Aggregate credit outstanding stood at ₹212.9 lakh crore as of March 2026, rising ₹29.2 lakh crore from the previous year.

Scheduled commercial banks’ non-food credit outstanding rose to ₹212.9 lakh crore at the end of FY26, with services, personal loans, agriculture and industrial lending all reporting stronger growth than a year earlier.
Scheduled commercial banks recorded robust non-food credit growth of 15.9% in FY26, up from 10.9% a year earlier, indicating stronger credit demand across sectors amid resilient domestic economic activity, according to data released by the finance ministry.
Aggregate credit outstanding stood at ₹212.9 lakh crore as of March 2026, rising ₹29.2 lakh crore from the previous year. The ministry said the acceleration came amid a low-interest rate environment, government-aided capex cycle, structural reforms and improving confidence among corporate as well as individual borrowers.
Credit growth was broad-based in FY26, led by services, followed by personal loans, agriculture and allied activities, and industry.
Credit deployment to the industrial sector expanded 15% in FY26, compared with 8.2% growth in the previous year. The sharpest growth came from the MSME segment, with credit to micro and small industries rising 33.1% year-on-year. Lending to medium-scale industries grew 21.7%.

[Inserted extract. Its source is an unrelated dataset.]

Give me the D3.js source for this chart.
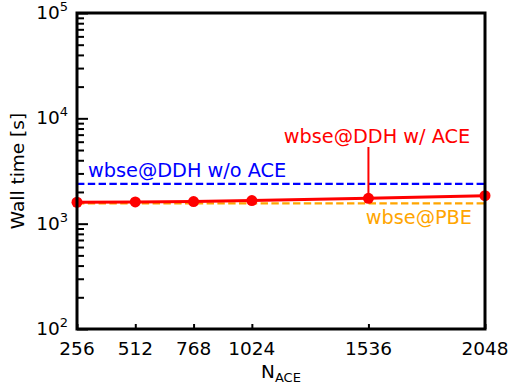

The ministry said key drivers of industrial credit included infrastructure, basic metals and metal products, chemicals and chemical products, petroleum, coal products and nuclear fuels.
Services sector credit, which accounts for 28% of overall credit, grew 19% in FY26, compared with 12% a year earlier. The rise was driven by demand from non-banking financial companies, trade and commercial real estate.
Personal loans, which make up 33% of overall credit, grew 16.2%, against 11.7% in FY25. Growth remained steady in housing loans, while vehicle loans and loans against gold jewellery continued to show strong momentum.
Credit to agriculture and allied activities accelerated to 15.7% in FY26 from 10.4% a year earlier, reflecting sustained rural demand and improved formal credit flow to the farm sector.
The finance ministry release showed faster credit growth across all four major segments — agriculture, industry, services and personal loans — in FY26 compared with FY25.
The ministry said the trend reflected a resilient domestic economy and stronger appetite for credit across sectors. It added that the banking sector remained well capitalised, with historically low impaired assets and sustained profitability, supporting credit expansion despite global economic uncertainty.